La dette nette est également moins utile pour analyser les compromis réels que les gouvernements doivent faire en temps réel. Le fardeau du remboursement de la dette est ce qui importe réellement pour l’élaboration du budget, et les coûts d’emprunt peuvent accabler les finances d’un pays et saper la croissance bien avant que le risque d’un défaut de paiement ne se concrétise.

Les mesures de la dette brute et les indicateurs réels du service de la dette donnent une image plus précise des contraintes fondamentales auxquelles sont confrontés les planificateurs budgétaires. Et ces indicateurs offrent des comparaisons internationales beaucoup moins rassurantes.

Ne pas tenir compte de la trajectoire

Lorsque nous examinons la situation budgétaire du Canada, nous suggérons de ne pas tenir compte des projections à moyen terme du gouvernement, qui prévoient toujours une amélioration de la dynamique de la dette et une trajectoire descendante du déficit qui s’approche de l’équilibre, mais ne se concrétise pas.

Dans sa mise à jour fiscale de novembre, la ministre Freeland s’est même engagée à établir une « règle » en 2026 pour empêcher le déficit de dépasser à nouveau 1 % du PIB — ce que nous ne trouvons pas crédible sur la base, entre autres facteurs, de la règle de Bill Parcells.

Pour prévoir les déficits futurs du gouvernement Trudeau, il faut s’inspirer de l’ancien entraîneur des New York Giants, Bill Parcells, qui a affirmé que votre bilan indique qui vous êtes.

Entre 2017 et 2022, le gouvernement Trudeau a enregistré des déficits représentant en moyenne 1,4 % du PIB, après correction des fluctuations de l’activité économique — ce qui, non sans hasard, correspond à peu près aux prévisions de déficit pour 2023 et 2024. C’est notre meilleure hypothèse de base pour l’avenir dans un scénario de croissance et de taux d’intérêt modérés.

Les dépenses comptent

Les dépenses actuelles ne sont pas compatibles avec une réduction significative des niveaux de déficit. La part des dépenses dans le PIB — 17,8 % au cours des deux prochaines années — est structurellement la plus élevée depuis les années 1990.

Depuis la fin de la Seconde Guerre mondiale, le gouvernement fédéral n’a réussi à enregistrer un déficit inférieur à 1 % du PIB qu’à deux reprises lorsque les dépenses dépassaient le seuil de 17 %. C’était entre 1996 et 1998, tout au début d’une période de dix ans d’assainissement budgétaire.

En fait, l’histoire nous apprend que les risques sont asymétriques et tendent vers la hausse à ces niveaux de dépenses. Depuis la fin de la Seconde Guerre mondiale, les déficits ont atteint en moyenne plus de 4 % au cours des années où les dépenses ont dépassé 18 % du PIB.
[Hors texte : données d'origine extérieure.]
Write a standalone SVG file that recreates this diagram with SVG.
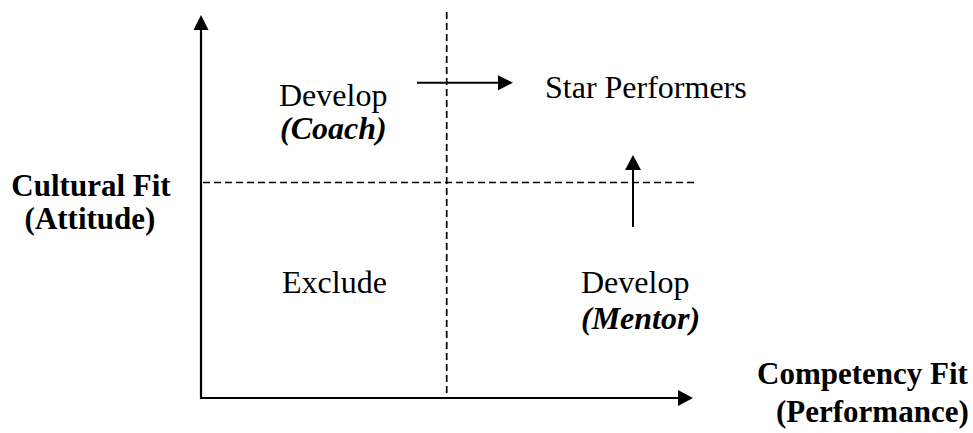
<svg xmlns="http://www.w3.org/2000/svg" width="973" height="433" viewBox="0 0 973 433">
<style>
.t{font-family:"Liberation Serif","Times New Roman",serif;font-size:32px;fill:#000}
.b{font-weight:bold;font-size:31px}
.bi{font-weight:bold;font-style:italic}
.axis{stroke:#000;stroke-width:2.2;fill:none}
.arr{stroke:#000;stroke-width:2;fill:none}
.dash{stroke:#000;stroke-width:1.7;stroke-dasharray:7 4;fill:none}
.head{fill:#000;stroke:none}
</style>
<rect width="973" height="433" fill="#fff"/>
<g id="connectors">
<line class="dash" x1="446.7" y1="12" x2="446.7" y2="398"/>
<line class="dash" x1="203" y1="182.5" x2="698" y2="182.5"/>
<polyline class="axis" points="201,30 201,398 679,398"/>
<polygon class="head" points="201,15 193.5,30 208.5,30"/>
<polygon class="head" points="693,398 678,390 678,406"/>
<line class="arr" x1="417" y1="82.7" x2="499" y2="82.7"/>
<polygon class="head" points="513,82.7 498,75.2 498,90.2"/>
<line class="arr" x1="633" y1="227" x2="633" y2="169"/>
<polygon class="head" points="633,155 625,170 641,170"/>
</g>
<g id="y-axis-label">
<text class="t b" x="91" y="196" text-anchor="middle">Cultural Fit</text>
<text class="t b" x="90" y="229" text-anchor="middle">(Attitude)</text>
</g>
<g id="x-axis-label">
<text class="t b" x="757" y="384">Competency Fit</text>
<text class="t b" x="776" y="422">(Performance)</text>
</g>
<g id="develop-coach">
<text class="t" x="279" y="106">Develop</text>
<text class="t bi" x="280" y="139">(Coach)</text>
</g>
<g id="star-performers">
<text class="t" x="545" y="98">Star Performers</text>
</g>
<g id="exclude">
<text class="t" x="282" y="293">Exclude</text>
</g>
<g id="develop-mentor">
<text class="t" x="581" y="293">Develop</text>
<text class="t bi" x="581" y="329">(Mentor)</text>
</g>
</svg>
Il s’agit d’un résultat intuitif. Les contraintes liées à l’augmentation des recettes sont plus nombreuses que celles liées à l’augmentation des dépenses.

Les dépenses et les déficits aux niveaux actuels sur une période prolongée ne sont pas nécessairement instables tant que la croissance économique est robuste, mais nous n’avons pas ce luxe compte tenu de nos chiffres de productivité catastrophiques et du vieillissement de la population.

À l’heure actuelle, le risque le plus important est peut-être que nous entrions dans une ère où les frais de la dette publique dépassent la croissance des recettes — une inflexion dangereuse pour la dynamique de la dette.